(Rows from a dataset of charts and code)
## begin
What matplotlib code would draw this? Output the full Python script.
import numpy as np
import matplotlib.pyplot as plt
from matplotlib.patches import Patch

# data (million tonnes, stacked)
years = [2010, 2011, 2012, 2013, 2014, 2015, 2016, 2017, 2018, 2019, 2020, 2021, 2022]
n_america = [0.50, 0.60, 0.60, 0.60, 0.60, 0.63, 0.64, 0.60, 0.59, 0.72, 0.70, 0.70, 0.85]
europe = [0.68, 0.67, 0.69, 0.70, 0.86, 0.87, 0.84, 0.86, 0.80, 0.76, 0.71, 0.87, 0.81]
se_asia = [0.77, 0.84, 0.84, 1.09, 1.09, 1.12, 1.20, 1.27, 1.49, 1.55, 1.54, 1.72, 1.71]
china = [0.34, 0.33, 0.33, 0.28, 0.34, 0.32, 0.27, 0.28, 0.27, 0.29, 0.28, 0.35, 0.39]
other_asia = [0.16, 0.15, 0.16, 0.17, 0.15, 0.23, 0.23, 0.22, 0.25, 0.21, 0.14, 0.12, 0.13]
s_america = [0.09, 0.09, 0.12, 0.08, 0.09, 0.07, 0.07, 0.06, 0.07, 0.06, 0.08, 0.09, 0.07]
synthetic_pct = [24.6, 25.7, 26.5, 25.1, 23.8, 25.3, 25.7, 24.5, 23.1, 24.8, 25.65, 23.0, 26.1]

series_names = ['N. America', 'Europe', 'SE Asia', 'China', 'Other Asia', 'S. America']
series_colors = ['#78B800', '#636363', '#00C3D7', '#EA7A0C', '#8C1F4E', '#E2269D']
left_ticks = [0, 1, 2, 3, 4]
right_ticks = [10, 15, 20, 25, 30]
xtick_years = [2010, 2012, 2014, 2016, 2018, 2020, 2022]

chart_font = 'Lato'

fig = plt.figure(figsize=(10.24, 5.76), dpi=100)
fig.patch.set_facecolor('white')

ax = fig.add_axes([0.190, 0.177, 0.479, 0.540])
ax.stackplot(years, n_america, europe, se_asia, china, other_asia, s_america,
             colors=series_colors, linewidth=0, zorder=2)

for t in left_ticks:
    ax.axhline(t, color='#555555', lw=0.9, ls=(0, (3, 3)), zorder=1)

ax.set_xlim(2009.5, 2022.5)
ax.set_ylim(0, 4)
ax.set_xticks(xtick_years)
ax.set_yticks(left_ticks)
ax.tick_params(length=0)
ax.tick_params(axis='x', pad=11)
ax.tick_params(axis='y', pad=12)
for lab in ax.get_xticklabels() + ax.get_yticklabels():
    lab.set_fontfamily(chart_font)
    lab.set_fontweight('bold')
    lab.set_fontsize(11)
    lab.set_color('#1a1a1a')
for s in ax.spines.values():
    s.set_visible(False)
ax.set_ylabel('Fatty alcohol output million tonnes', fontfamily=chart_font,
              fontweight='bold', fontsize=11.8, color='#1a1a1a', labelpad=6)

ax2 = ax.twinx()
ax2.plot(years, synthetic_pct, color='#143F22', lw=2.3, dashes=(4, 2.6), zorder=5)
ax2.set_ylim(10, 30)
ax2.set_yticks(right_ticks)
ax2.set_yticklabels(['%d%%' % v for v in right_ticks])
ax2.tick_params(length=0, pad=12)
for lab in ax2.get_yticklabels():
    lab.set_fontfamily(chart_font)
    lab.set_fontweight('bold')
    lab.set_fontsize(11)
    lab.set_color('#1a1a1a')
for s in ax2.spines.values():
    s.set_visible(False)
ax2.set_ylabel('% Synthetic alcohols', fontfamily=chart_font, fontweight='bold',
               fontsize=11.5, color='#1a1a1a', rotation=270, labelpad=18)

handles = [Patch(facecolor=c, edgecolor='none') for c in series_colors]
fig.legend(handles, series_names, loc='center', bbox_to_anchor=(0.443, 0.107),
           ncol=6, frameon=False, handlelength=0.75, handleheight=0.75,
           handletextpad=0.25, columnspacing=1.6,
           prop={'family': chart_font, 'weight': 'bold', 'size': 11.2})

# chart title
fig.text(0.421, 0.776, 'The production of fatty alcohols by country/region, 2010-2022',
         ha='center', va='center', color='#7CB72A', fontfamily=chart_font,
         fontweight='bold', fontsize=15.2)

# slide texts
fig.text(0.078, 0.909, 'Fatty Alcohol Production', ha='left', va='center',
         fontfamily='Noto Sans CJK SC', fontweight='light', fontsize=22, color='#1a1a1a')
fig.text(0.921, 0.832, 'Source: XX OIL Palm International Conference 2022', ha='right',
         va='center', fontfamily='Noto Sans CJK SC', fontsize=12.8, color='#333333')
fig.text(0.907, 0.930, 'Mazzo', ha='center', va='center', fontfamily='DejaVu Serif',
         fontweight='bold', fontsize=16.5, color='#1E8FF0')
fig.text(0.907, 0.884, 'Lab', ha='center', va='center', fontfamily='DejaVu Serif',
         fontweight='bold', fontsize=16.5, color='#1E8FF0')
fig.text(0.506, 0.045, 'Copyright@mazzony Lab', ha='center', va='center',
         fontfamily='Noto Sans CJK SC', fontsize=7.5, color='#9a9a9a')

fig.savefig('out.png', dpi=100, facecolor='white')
## end
## begin
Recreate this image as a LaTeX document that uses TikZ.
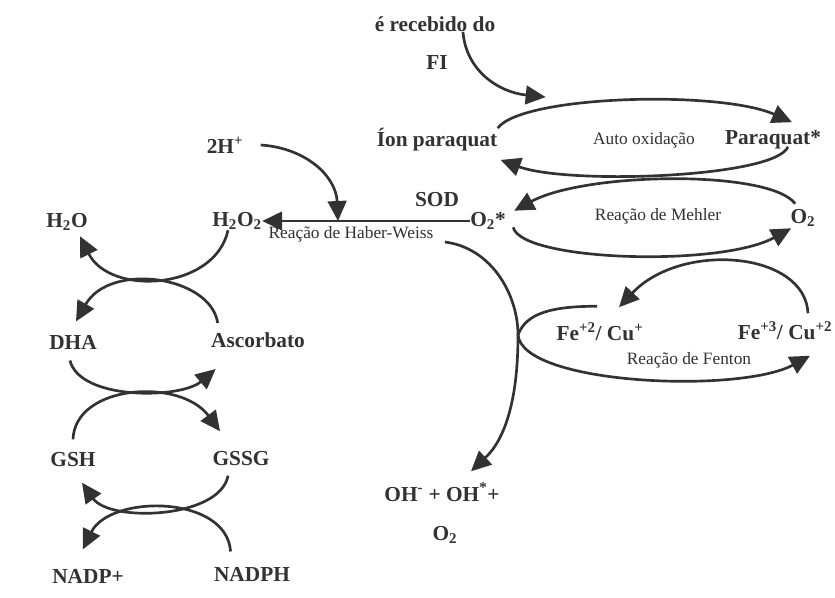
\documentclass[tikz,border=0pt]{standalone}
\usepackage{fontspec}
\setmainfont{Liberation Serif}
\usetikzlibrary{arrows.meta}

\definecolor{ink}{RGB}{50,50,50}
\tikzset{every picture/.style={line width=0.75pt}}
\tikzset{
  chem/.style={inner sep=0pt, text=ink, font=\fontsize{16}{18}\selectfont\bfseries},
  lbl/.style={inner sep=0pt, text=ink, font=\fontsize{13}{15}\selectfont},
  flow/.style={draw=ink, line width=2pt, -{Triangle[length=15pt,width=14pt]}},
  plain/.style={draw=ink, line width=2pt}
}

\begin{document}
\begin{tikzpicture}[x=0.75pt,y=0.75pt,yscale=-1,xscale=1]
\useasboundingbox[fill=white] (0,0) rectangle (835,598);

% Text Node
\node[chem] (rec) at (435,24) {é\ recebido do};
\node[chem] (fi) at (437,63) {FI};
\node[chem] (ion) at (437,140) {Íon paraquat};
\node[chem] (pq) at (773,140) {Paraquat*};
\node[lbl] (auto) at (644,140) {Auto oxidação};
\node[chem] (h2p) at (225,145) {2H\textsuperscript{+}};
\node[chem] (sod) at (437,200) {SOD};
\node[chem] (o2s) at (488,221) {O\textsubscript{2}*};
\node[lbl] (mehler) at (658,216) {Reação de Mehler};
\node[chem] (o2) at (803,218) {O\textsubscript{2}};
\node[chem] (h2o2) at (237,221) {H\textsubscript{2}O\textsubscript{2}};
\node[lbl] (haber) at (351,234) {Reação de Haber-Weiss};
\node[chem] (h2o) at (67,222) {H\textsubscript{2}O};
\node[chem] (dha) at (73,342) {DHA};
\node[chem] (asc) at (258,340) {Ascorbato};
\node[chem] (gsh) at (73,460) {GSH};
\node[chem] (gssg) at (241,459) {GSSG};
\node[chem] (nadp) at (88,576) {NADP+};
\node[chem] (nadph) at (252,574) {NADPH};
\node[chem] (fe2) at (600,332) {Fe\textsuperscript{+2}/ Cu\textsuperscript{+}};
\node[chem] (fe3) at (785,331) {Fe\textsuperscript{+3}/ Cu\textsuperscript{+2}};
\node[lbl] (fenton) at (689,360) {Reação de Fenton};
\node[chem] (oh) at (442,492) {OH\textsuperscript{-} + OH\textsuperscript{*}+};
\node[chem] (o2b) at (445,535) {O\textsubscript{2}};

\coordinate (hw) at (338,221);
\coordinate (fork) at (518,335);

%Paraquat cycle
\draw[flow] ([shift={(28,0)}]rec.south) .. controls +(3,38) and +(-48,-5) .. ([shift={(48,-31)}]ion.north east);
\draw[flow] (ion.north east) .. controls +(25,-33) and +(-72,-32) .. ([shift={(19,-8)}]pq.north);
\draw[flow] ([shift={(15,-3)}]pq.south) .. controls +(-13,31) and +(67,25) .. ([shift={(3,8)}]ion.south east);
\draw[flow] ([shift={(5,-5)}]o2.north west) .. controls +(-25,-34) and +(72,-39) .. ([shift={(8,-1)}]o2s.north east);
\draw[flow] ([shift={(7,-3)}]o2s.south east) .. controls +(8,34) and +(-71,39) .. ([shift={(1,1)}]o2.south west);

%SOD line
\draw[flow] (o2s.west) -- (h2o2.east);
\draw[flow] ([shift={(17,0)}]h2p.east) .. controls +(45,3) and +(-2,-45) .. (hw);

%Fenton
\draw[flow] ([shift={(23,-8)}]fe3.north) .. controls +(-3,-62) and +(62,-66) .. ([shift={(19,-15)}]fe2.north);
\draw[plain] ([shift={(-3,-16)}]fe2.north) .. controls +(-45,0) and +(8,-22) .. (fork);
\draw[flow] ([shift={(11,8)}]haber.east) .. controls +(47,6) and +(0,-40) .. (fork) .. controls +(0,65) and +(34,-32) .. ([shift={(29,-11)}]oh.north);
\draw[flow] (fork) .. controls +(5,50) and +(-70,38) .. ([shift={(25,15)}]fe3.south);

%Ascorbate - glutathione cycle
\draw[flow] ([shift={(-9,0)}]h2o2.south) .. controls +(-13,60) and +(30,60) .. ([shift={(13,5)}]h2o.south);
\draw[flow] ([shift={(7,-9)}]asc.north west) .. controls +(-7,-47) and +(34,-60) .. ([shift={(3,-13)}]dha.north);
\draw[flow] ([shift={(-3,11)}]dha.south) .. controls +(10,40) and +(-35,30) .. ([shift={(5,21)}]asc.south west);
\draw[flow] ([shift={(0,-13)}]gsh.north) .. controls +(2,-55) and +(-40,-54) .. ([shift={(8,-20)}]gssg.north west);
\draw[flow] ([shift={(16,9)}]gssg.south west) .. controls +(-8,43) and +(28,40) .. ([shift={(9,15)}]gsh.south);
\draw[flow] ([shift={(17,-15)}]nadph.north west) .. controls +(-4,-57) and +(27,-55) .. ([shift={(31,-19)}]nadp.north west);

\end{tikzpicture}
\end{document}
## end
WHAT YOU HAVE TO DO = Take the lines from the line with "What matplotlib code" through the line with "25.65, 23.0, 26.1]", both ends included, and give them again exactly, with nothing else.

TASK RESPONSE =
What matplotlib code would draw this? Output the full Python script.
import numpy as np
import matplotlib.pyplot as plt
from matplotlib.patches import Patch

# data (million tonnes, stacked)
years = [2010, 2011, 2012, 2013, 2014, 2015, 2016, 2017, 2018, 2019, 2020, 2021, 2022]
n_america = [0.50, 0.60, 0.60, 0.60, 0.60, 0.63, 0.64, 0.60, 0.59, 0.72, 0.70, 0.70, 0.85]
europe = [0.68, 0.67, 0.69, 0.70, 0.86, 0.87, 0.84, 0.86, 0.80, 0.76, 0.71, 0.87, 0.81]
se_asia = [0.77, 0.84, 0.84, 1.09, 1.09, 1.12, 1.20, 1.27, 1.49, 1.55, 1.54, 1.72, 1.71]
china = [0.34, 0.33, 0.33, 0.28, 0.34, 0.32, 0.27, 0.28, 0.27, 0.29, 0.28, 0.35, 0.39]
other_asia = [0.16, 0.15, 0.16, 0.17, 0.15, 0.23, 0.23, 0.22, 0.25, 0.21, 0.14, 0.12, 0.13]
s_america = [0.09, 0.09, 0.12, 0.08, 0.09, 0.07, 0.07, 0.06, 0.07, 0.06, 0.08, 0.09, 0.07]
synthetic_pct = [24.6, 25.7, 26.5, 25.1, 23.8, 25.3, 25.7, 24.5, 23.1, 24.8, 25.65, 23.0, 26.1]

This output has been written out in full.